Es el nuevo imperio de las fake news, el mundo de la posverdad, aquel que conforma una realidad interpretada y dirigida por quienes detentan el poder; aquel en el que la verdad y los hechos no tienen la menor importancia, porque las emociones reemplazan a los hechos. Y eso es lo que se convierte en la nueva realidad. Algo que no ocurría en aquellos tiempos en los que “si pretendes cambiar el mundo, es que no tienes solución”.
Lo que me lleva directamente a otro pilar en relación con el asunto: si podemos recordar que antes no era así, es que ya hemos entrado en la vejez.
En la vejez, sí, pero en una vejez que no puede obviar que un día supimos establecer una democracia de las más avanzadas del mundo occidental, capaz de constitucionalizar unas normas de convivencia válidas para una España fracturada en dos.
Y, hoy, debemos asistir a esa “realidad” interesada que cada día nos bombardea con la deslegitimación de la democracia: que si los ciudadanos ya no somos otra cosa que meros consumidores manejados burdamente por el poder de los especuladores, las multinacionales y los bancos; y otros argumentos de tono similar.
Pero no es así, porque somos un potencial de ocho millones de personas que cumplimos cada día con los nuevos roles sociales que nos han venido a imponer: el de abuelos cuidadores de nietos, entre otros, además de los fiscales, políticos y sociales.
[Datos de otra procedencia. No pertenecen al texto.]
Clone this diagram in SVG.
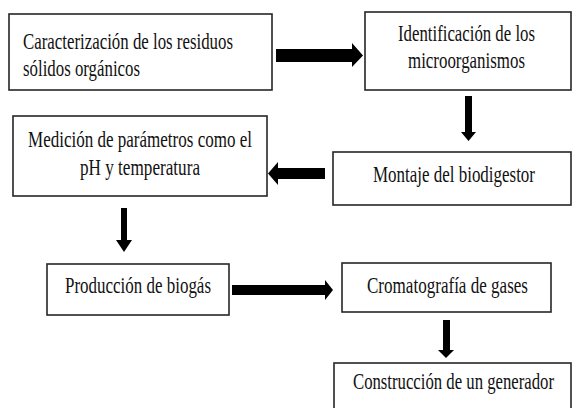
<svg xmlns="http://www.w3.org/2000/svg" width="574" height="408" viewBox="0 0 574 408">
<style>
.box{fill:#fff;stroke:#262626;stroke-width:1.6}
.t{font-family:"Liberation Serif","Times New Roman",serif;font-size:17px;fill:#111}
.arr{fill:#000}
</style>
<rect width="574" height="408" fill="#fff"/>
<g id="connectors">
<polygon class="arr" points="276,49 352,49 352,43 363,55.5 352,67 352,62 276,62"/>
<polygon class="arr" points="465,96 472,96 472,132 476,132 468.5,141 461,132 465,132"/>
<polygon class="arr" points="325,168 278,168 278,162 268,173.5 278,185 278,179 325,179"/>
<polygon class="arr" points="121,208 127,208 127,240 132,240 124,252 116,240 121,240"/>
<polygon class="arr" points="232,285 325,285 325,280 333,290 325,300 325,295 232,295"/>
<polygon class="arr" points="443,320 450,320 450,350 454,350 446,358 438,350 443,350"/>
</g>
<g id="n1">
<rect class="box" x="9" y="14" width="263" height="76"/>
<text class="t" transform="translate(23,49) scale(1,1.33)" textLength="210" lengthAdjust="spacingAndGlyphs">Caracterización de los residuos</text>
<text class="t" transform="translate(23,76) scale(1,1.33)" textLength="117" lengthAdjust="spacingAndGlyphs">sólidos orgánicos</text>
</g>
<g id="n2">
<rect class="box" x="365" y="12" width="206" height="78"/>
<text class="t" transform="translate(398,41) scale(1,1.33)" textLength="137" lengthAdjust="spacingAndGlyphs">Identificación de los</text>
<text class="t" transform="translate(408,68) scale(1,1.33)" textLength="117" lengthAdjust="spacingAndGlyphs">microorganismos</text>
</g>
<g id="n3">
<rect class="box" x="13" y="116" width="254" height="80"/>
<text class="t" transform="translate(28,147) scale(1,1.33)" textLength="224" lengthAdjust="spacingAndGlyphs">Medición de parámetros como el</text>
<text class="t" transform="translate(80,175) scale(1,1.33)" textLength="120" lengthAdjust="spacingAndGlyphs">pH y temperatura</text>
</g>
<g id="n4">
<rect class="box" x="333" y="152" width="238" height="53"/>
<text class="t" transform="translate(373,182) scale(1,1.33)" textLength="162" lengthAdjust="spacingAndGlyphs">Montaje del biodigestor</text>
</g>
<g id="n5">
<rect class="box" x="47" y="264" width="182" height="51"/>
<text class="t" transform="translate(65,293) scale(1,1.33)" textLength="146" lengthAdjust="spacingAndGlyphs">Producción de biogás</text>
</g>
<g id="n6">
<rect class="box" x="342" y="263" width="209" height="49"/>
<text class="t" transform="translate(367,293) scale(1,1.33)" textLength="161" lengthAdjust="spacingAndGlyphs">Cromatografía de gases</text>
</g>
<g id="n7">
<rect class="box" x="334" y="363" width="237" height="47"/>
<text class="t" transform="translate(353,389) scale(1,1.33)" textLength="201" lengthAdjust="spacingAndGlyphs">Construcción de un generador</text>
</g>
</svg>
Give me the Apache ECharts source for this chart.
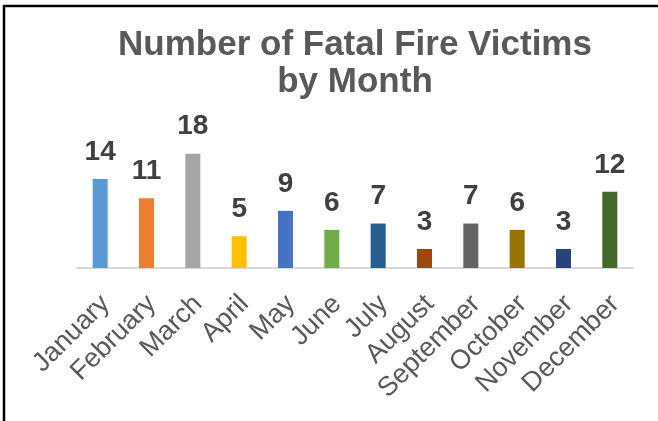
<!DOCTYPE html>
<html>
<head>
<meta charset="utf-8">
<title>Number of Fatal Fire Victims by Month</title>
<script src="https://cdn.jsdelivr.net/npm/echarts@6/dist/echarts.min.js"></script>
<style>
  html, body { margin: 0; padding: 0; background: #fff; }
  #chart { width: 658px; height: 421px; }
</style>
</head>
<body>
<div id="chart"></div>
<script>
// data
const months = ["January", "February", "March", "April", "May", "June",
  "July", "August", "September", "October", "November", "December"];
const victims = [14, 11, 18, 5, 9, 6, 7, 3, 7, 6, 3, 12];
const barColors = ["#5b9bd5", "#ed7d31", "#a5a5a5", "#ffc000", "#4472c4", "#70ad47",
  "#255e91", "#9e480e", "#636363", "#997300", "#264478", "#43682b"];

const chart = echarts.init(document.getElementById("chart"));

const option = {
  animation: false,
  title: {
    text: "Number of Fatal Fire Victims\nby Month",
    left: 350,
    top: 22,
    textAlign: "center",
    textStyle: {
      fontFamily: "Liberation Sans, Arial, sans-serif",
      fontSize: 35,
      fontWeight: "bold",
      color: "#595959",
      lineHeight: 37
    }
  },
  // outer frame, cut off at the right and bottom like the screenshot
  graphic: [
    {
      type: "rect",
      shape: { x: 4, y: 6, width: 800, height: 600 },
      style: { fill: null, stroke: "#000", lineWidth: 2.5 },
      silent: true
    }
  ],
  grid: {
    left: 77,
    right: 25,
    top: 141,
    bottom: 153
  },
  xAxis: {
    type: "category",
    data: months,
    axisLine: { lineStyle: { color: "#d9d9d9", width: 2 } },
    axisTick: { show: false },
    axisLabel: {
      interval: 0,
      rotate: 45,
      margin: 18,
      verticalAlign: "top",
      padding: [0, 6, 0, 0],
      fontFamily: "Liberation Sans, Arial, sans-serif",
      fontSize: 27,
      color: "#595959"
    }
  },
  yAxis: {
    type: "value",
    min: 0,
    max: 20,
    show: false
  },
  series: [
    {
      type: "bar",
      barWidth: 15,
      data: victims.map((v, i) => ({ value: v, itemStyle: { color: barColors[i] } })),
      label: {
        show: true,
        position: "top",
        distance: 13,
        fontFamily: "Liberation Sans, Arial, sans-serif",
        fontSize: 28,
        fontWeight: "bold",
        color: "#404040"
      }
    }
  ]
};

chart.setOption(option);
</script>
</body>
</html>
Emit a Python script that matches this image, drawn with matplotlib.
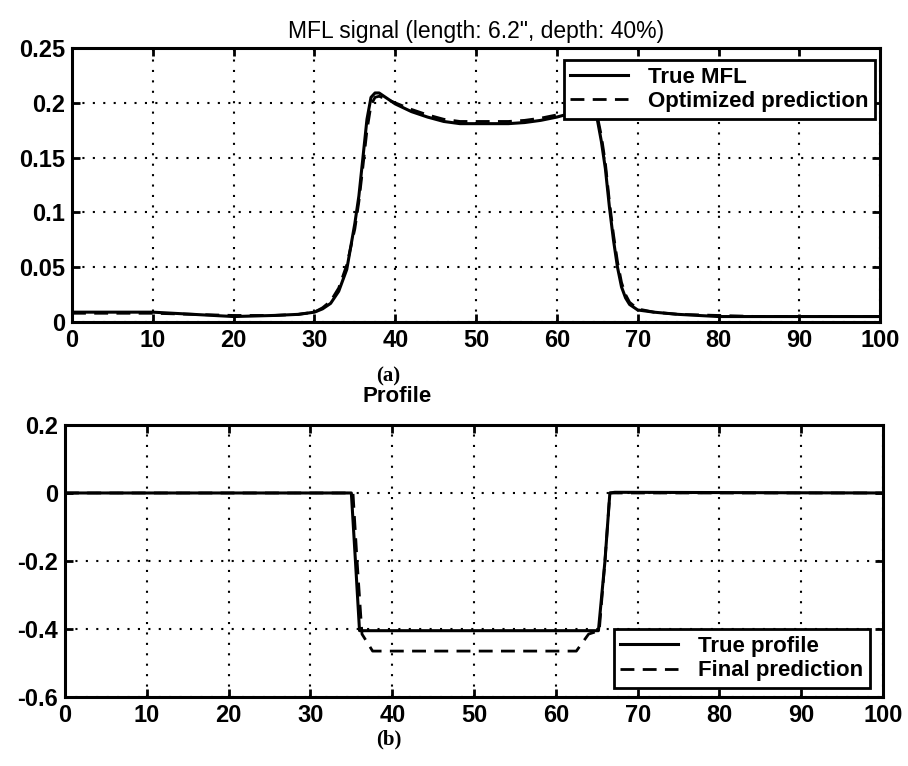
import matplotlib
matplotlib.use("Agg")
import matplotlib.pyplot as plt

plt.rcParams['font.family'] = ['Liberation Sans', 'DejaVu Sans']
plt.rcParams['font.weight'] = 'bold'

# MFL signal: true vs optimized prediction
mfl_x = [0, 5, 10, 15, 20, 25, 28, 30, 31, 32, 33, 34, 35, 35.5, 36, 36.5, 37, 37.5, 38, 39, 40,
         42, 44, 46, 48, 50, 52, 54, 56, 58, 60, 62, 63, 64, 64.5, 65, 65.5, 66, 66.5, 67, 67.5,
         68, 68.5, 69, 70, 72, 75, 80, 85, 90, 95, 100]
mfl_true = [0.009, 0.009, 0.009, 0.007, 0.005, 0.006, 0.007, 0.009, 0.012, 0.017, 0.028, 0.048,
            0.09, 0.115, 0.15, 0.185, 0.205, 0.209, 0.209, 0.204, 0.199, 0.192, 0.187, 0.183,
            0.181, 0.181, 0.181, 0.181, 0.182, 0.184, 0.187, 0.191, 0.194, 0.197, 0.195, 0.185,
            0.165, 0.14, 0.105, 0.075, 0.05, 0.032, 0.022, 0.016, 0.011, 0.009, 0.007, 0.005,
            0.005, 0.005, 0.005, 0.005]
mfl_pred = [0.008, 0.008, 0.008, 0.007, 0.006, 0.006, 0.007, 0.009, 0.013, 0.019, 0.031, 0.052,
            0.085, 0.11, 0.142, 0.175, 0.198, 0.205, 0.206, 0.203, 0.2, 0.194, 0.189, 0.185,
            0.183, 0.183, 0.183, 0.183, 0.184, 0.186, 0.189, 0.193, 0.196, 0.198, 0.196, 0.188,
            0.17, 0.145, 0.11, 0.08, 0.055, 0.036, 0.025, 0.018, 0.012, 0.009, 0.007, 0.006,
            0.005, 0.005, 0.005, 0.005]

# Defect profile: true vs final prediction
prof_x = [0, 35.0, 35.5, 36.0, 65.2, 66.0, 66.6, 67.2, 100]
prof_true = [0, 0, -0.2, -0.405, -0.405, -0.2, 0, 0.002, 0]
pred_x = [0, 35.2, 35.7, 36.3, 37.6, 62.5, 64.0, 65.3, 66.0, 66.6, 100]
prof_pred = [0, 0, -0.2, -0.415, -0.465, -0.465, -0.415, -0.405, -0.2, 0, 0]

xticks = list(range(0, 101, 10))
mfl_yticks = [0, 0.05, 0.1, 0.15, 0.2, 0.25]
mfl_ylabels = ['0', '0.05', '0.1', '0.15', '0.2', '0.25']
prof_yticks = [-0.6, -0.4, -0.2, 0, 0.2]
prof_ylabels = ['-0.6', '-0.4', '-0.2', '0', '0.2']

fig = plt.figure(figsize=(9.08, 7.66), dpi=100)
ax1 = fig.add_axes([0.0793, 0.5796, 0.890, 0.3577])
ax2 = fig.add_axes([0.0716, 0.0901, 0.901, 0.3551])


def style_axes(ax, yticks, ylabels, ylim):
    ax.set_xlim(0, 100)
    ax.set_ylim(*ylim)
    ax.set_xticks(xticks)
    ax.set_xticklabels([str(t) for t in xticks])
    ax.set_yticks(yticks)
    ax.set_yticklabels(ylabels)
    ax.grid(True, color='black', linestyle=(0, (1, 4)), linewidth=1.5)
    ax.tick_params(direction='in', length=6, width=2, top=True, right=True,
                   labelsize=17, pad=5)
    for s in ax.spines.values():
        s.set_linewidth(2.2)


def add_legend(ax, loc, anchor):
    leg = ax.legend(loc=loc, bbox_to_anchor=anchor, fontsize=16, fancybox=False,
                    framealpha=1, edgecolor='black', handlelength=2.6,
                    handletextpad=0.9, borderaxespad=0, borderpad=0.3,
                    labelspacing=0.15)
    leg.get_frame().set_linewidth(2)
    return leg


ax1.plot(mfl_x, mfl_true, color='black', lw=2.2, label='True MFL')
ax1.plot(mfl_x, mfl_pred, color='black', lw=2.0, linestyle=(0, (5, 3)),
         label='Optimized prediction')
style_axes(ax1, mfl_yticks, mfl_ylabels, (0, 0.25))
add_legend(ax1, 'upper right', (0.994, 0.956))
ax1.set_title('MFL signal (length: 6.2", depth: 40%)', fontsize=16.5,
              fontweight='normal', pad=7)

ax2.plot(prof_x, prof_true, color='black', lw=2.2, label='True profile')
ax2.plot(pred_x, prof_pred, color='black', lw=2.0, linestyle=(0, (5, 3)),
         label='Final prediction')
style_axes(ax2, prof_yticks, prof_ylabels, (-0.6, 0.2))
add_legend(ax2, 'lower right', (0.984, 0.033))

fig.text(0.428, 0.509, '(a)', family='Liberation Serif', fontsize=15,
         fontweight='bold', ha='center', va='center')
fig.text(0.437, 0.482, 'Profile', fontsize=16, ha='center', va='center')
fig.text(0.428, 0.034, '(b)', family='Liberation Serif', fontsize=15,
         fontweight='bold', ha='center', va='center')

fig.savefig('out.png', dpi=100)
Y ya nos estamos empezando a cansar de esta posmodernidad de pandereta capaz de cambiar cada día la realidad. A ver si va a resultar necesario volver a recurrir a aquellos que querían cambiar el mundo —¡puñeteros posmodernos!—, porque sencillamente hoy no se tienen ni las agallas ni los bemoles suficientes para exigir a los que tanto manipulan un mínimo de ética y dignidad.